The genuineness and authenticity of the memoir cannot be doubted. It originally appeared in a small duodecimo volume, entitled, "Letters of State, written by Mr. John Milton, to most of the sovereign princes and republics of Europe, from the year 1649 till the year 1659. To which is added an account of his Life. Together with several of his Poems; and a catalogue of his works, never before printed. London. Printed in the year 1694." The name of Edward Philips does not appear to the book. It is, however, ascribed to him by Toland, in his Life of Milton, 1698, published while the younger Philips was still living; and Dr.
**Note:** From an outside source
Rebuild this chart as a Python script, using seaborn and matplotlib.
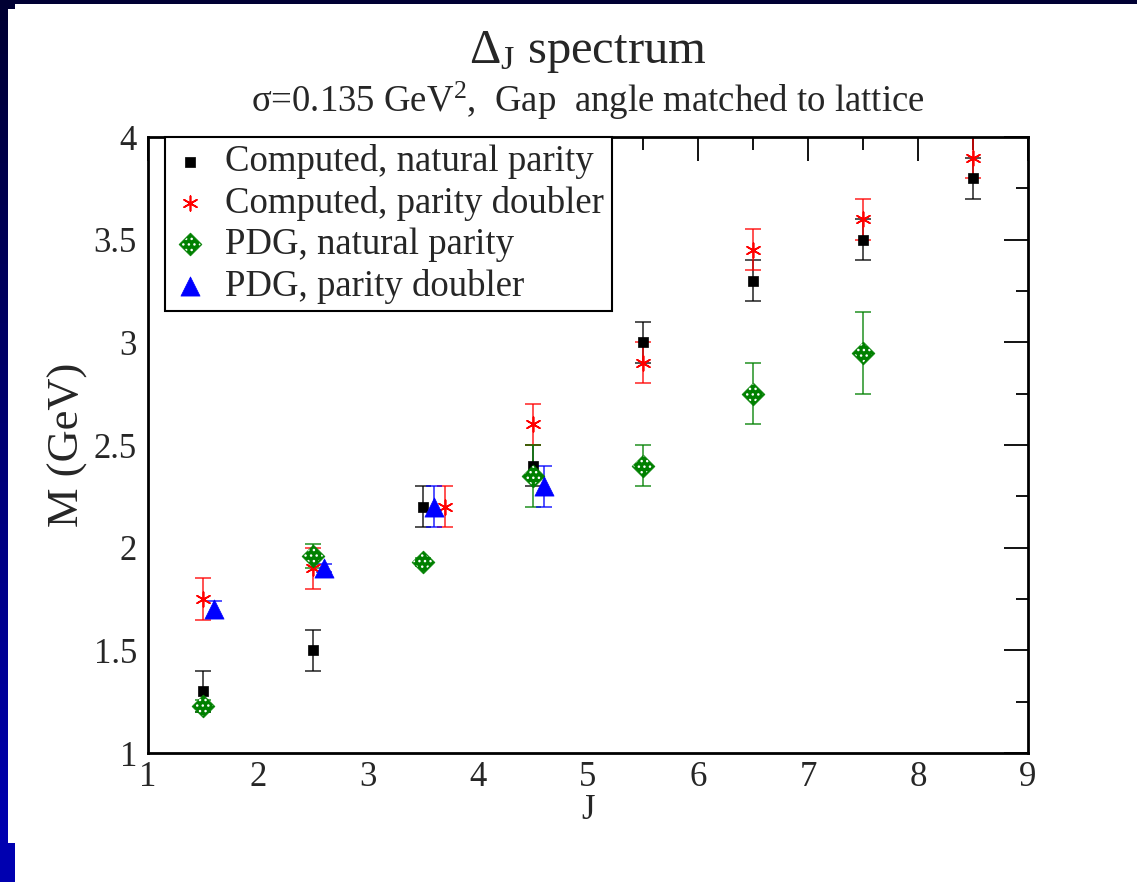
import matplotlib
matplotlib.use("Agg")
import matplotlib.pyplot as plt
import seaborn as sns
import numpy as np
import pandas as pd
from matplotlib.patches import Rectangle
from matplotlib.ticker import MultipleLocator
from matplotlib.legend_handler import HandlerTuple

# computed, natural parity
cn_j = [1.5, 2.5, 3.5, 4.5, 5.5, 6.5, 7.5, 8.5]
cn_m = [1.3, 1.5, 2.2, 2.4, 3.0, 3.3, 3.5, 3.8]
cn_err = [0.1, 0.1, 0.1, 0.1, 0.1, 0.1, 0.1, 0.1]

# computed, parity doubler
cd_j = [1.5, 2.5, 3.7, 4.5, 5.5, 6.5, 7.5, 8.5]
cd_m = [1.75, 1.9, 2.2, 2.6, 2.9, 3.45, 3.6, 3.9]
cd_err = [0.1, 0.1, 0.1, 0.1, 0.1, 0.1, 0.1, 0.1]

# PDG, natural parity
pn_j = [1.5, 2.5, 3.5, 4.5, 5.5, 6.5, 7.5]
pn_m = [1.23, 1.96, 1.93, 2.35, 2.4, 2.75, 2.95]
pn_err = [0.03, 0.06, 0.02, 0.15, 0.1, 0.15, 0.2]

# PDG, parity doubler
pd_j = [1.6, 2.6, 3.6, 4.6]
pd_m = [1.7, 1.9, 2.2, 2.3]
pd_err = [0.04, 0.02, 0.1, 0.1]

sns.set_style("white")
plt.rcParams["font.family"] = ["Liberation Serif", "DejaVu Serif"]
plt.rcParams["mathtext.fontset"] = "custom"
plt.rcParams["mathtext.rm"] = "Liberation Serif"
plt.rcParams["mathtext.it"] = "Liberation Serif:italic"
plt.rcParams["hatch.color"] = "white"
plt.rcParams["hatch.linewidth"] = 1.0

fig = plt.figure(figsize=(11.37, 8.82), dpi=100)
fig.patch.set_facecolor("white")
ax = fig.add_axes([148 / 1137, 129 / 882, 880 / 1137, 616 / 882])

series = [
    (cn_j, cn_m, cn_err, "black", "s", 52, "Computed, natural parity"),
    (cd_j, cd_m, cd_err, "red", (6, 2, 0), 110, "Computed, parity doubler"),
    (pn_j, pn_m, pn_err, "green", "D", 135, "PDG, natural parity"),
    (pd_j, pd_m, pd_err, "blue", "^", 190, "PDG, parity doubler"),
]

handles = []
labels = []
for j, m, e, col, mk, s, lab in series:
    ax.errorbar(j, m, yerr=e, fmt="none", ecolor=col, elinewidth=1.2,
                capsize=6, capthick=1.2, alpha=0.8, zorder=2)
    df = pd.DataFrame({"J": j, "M": m})
    lw = 1.2 if mk == (6, 2, 0) else 0.5
    sns.scatterplot(data=df, x="J", y="M", color=col, marker=mk, s=s, ax=ax,
                    zorder=3, legend=False, edgecolor=col, linewidth=lw)
    h = [ax.collections[-1]]
    if mk == "D":
        # white dotted fill pattern on top of the diamonds
        sns.scatterplot(data=df, x="J", y="M", marker=mk, s=s * 0.8, ax=ax,
                        zorder=4, legend=False, facecolor="none",
                        edgecolor="white", linewidth=0, hatch="...")
        h.append(ax.collections[-1])
    handles.append(tuple(h))
    labels.append(lab)

ax.set_xlim(1, 9)
ax.set_ylim(1, 4)
ax.xaxis.set_major_locator(MultipleLocator(1))
ax.xaxis.set_minor_locator(MultipleLocator(0.5))
ax.yaxis.set_major_locator(MultipleLocator(0.5))
ax.yaxis.set_minor_locator(MultipleLocator(0.25))
ax.yaxis.set_major_formatter(matplotlib.ticker.FuncFormatter(lambda v, p: f"{v:g}"))
ax.tick_params(which="both", direction="in", top=True, right=True, width=1.3,
               labelsize=25, color="black")
ax.tick_params(which="major", length=17)
ax.tick_params(axis="x", which="major", pad=6)
ax.tick_params(axis="y", which="major", pad=8)
ax.tick_params(which="minor", length=9)
for sp in ax.spines.values():
    sp.set_linewidth(2)
    sp.set_color("black")

ax.set_xlabel("J", fontsize=25, labelpad=0)
ax.set_ylabel("M (GeV)", fontsize=32, labelpad=4)

leg = ax.legend(handles, labels, loc="upper left", bbox_to_anchor=(0.019, 1.0),
                borderaxespad=0, fontsize=26.5, frameon=True, fancybox=False,
                edgecolor="black", framealpha=1, handletextpad=0.45,
                labelspacing=0.18, borderpad=0.2, handlelength=1.0,
                scatterpoints=1, handler_map={tuple: HandlerTuple(ndivide=1, pad=0)})
leg.get_frame().set_linewidth(1.5)
leg.set_zorder(5)

fig.text(588 / 1137, 1 - 52 / 882, r"$\Delta_{\mathrm{J}}$ spectrum", ha="center",
         va="center", fontsize=35)
fig.text(588 / 1137, 1 - 101 / 882,
         r"σ=0.135 GeV$^{2}$,  Gap  angle matched to lattice", ha="center",
         va="center", fontsize=26.5)

# slide border strips
fig.patches.append(Rectangle((0, 1 - 4 / 882), 1, 4 / 882, transform=fig.transFigure,
                             facecolor="#000033", edgecolor="none", zorder=0))
fig.patches.append(Rectangle((0, 1 - 9 / 882), 15 / 1137, 5 / 882, transform=fig.transFigure,
                             facecolor="#000033", edgecolor="none", zorder=0))
grad_ax = fig.add_axes([0, 39 / 882, 8 / 1137, 1 - 43 / 882])
grad_ax.imshow(np.linspace(0, 1, 100).reshape(-1, 1), aspect="auto",
               cmap=matplotlib.colors.LinearSegmentedColormap.from_list(
                   "edge", ["#000033", "#0000b0"]))
grad_ax.axis("off")
fig.patches.append(Rectangle((0, 0), 15 / 1137, 39 / 882, transform=fig.transFigure,
                             facecolor="#0000b0", edgecolor="none", zorder=0))

fig.savefig("out.png", dpi=100)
Birch mentions that he had seen a copy, which, from a note in the handwriting of Philips, had been presented by Edward Philips to a friend as the production of his own pen.

The zealous and industrious research of the numerous biogra phers and editors of Milton, as far as relates to the poetical works, has left nothing to be added to the valuable stores of their large collections; and the limits of this edition will not admit any detailed account of their several labors and criticisms. Annual reprints of the poems, with volumes of biography and commentary, have, from year to year, displayed the increasing public interest in the character and works of Milton. The reader, however, must here content himself with a brief and general reference to the


original and subsequent editions of the poems, and a chronological notice of the most popular annotations and biographies:—we can point out to him the right road, though we cannot accompany him in his travels.

The first publication of Milton appeared in small octavo, pp. 214, entitled, "Poems of Mr. John Milton, both English and Latin, compos'd at several times. Printed by his true copies." The songs were set in musick by Mr. Henry Lawes Gentleman of the Kings Chappel, and one of his Majestie's private musick. Printed and published according to order. London. Printed by Ruth Raworth for Humphrey Moseley, and are to be sold at the signe of the Princes Arms in Pauls Church Yard, 1645."—From the preface of "The Stationer to the Reader," prefixed to this volume, it is evident that the poetical character of Milton was thus early known and admired. It has been a vulgar error, of general belief even in the present day, that the works of Milton were unknown and neglected till the last century.

"The Stationer to the Reader.

"It is not any private respect of gain, gentle reader, for the slightest pamphlet is nowadayes more vendible than the words of learnedest men; but it is the love I have to our own language that hath made me diligent to collect, and set forth such peeces both in prose and verse, as may renew the wonted honour and esteem of our English tongue: and it's the worth of these both English and Latin poems, not the flourish of any prefixed encomiums that can invite thee to buy them, though these are not without the highest commendations and applause of the learnedst academics, both domestic and forrein: and amongst those of our own country, the unparalleled attestation of that renowned provost of Eaton, Sir Henry Wootton: I know not thy palate how it relishes such dainties, nor how harmonious thy soul is; perhaps more trivial airs may please thee better. But howsoever thy opinion is spent upon these, that encouragement I have already received from the most ingenious men in their clear and courteous entertainment of Mr. Waller's late choice peeces, hath once more made me adventure into the world, presenting it with these ever-green, and not to be blasted laurels. The authors more peculiar excellency in these studies, was too well known to conceal his papers, or to keep me from attempting to solicit them from him. Let the event guide itself which way it will, I shall deserve of the age, by bringing into the light as true a birth, as the muses have brought forth since our famous Spencer wrote; whose poems in these English ones are as rarely imitated.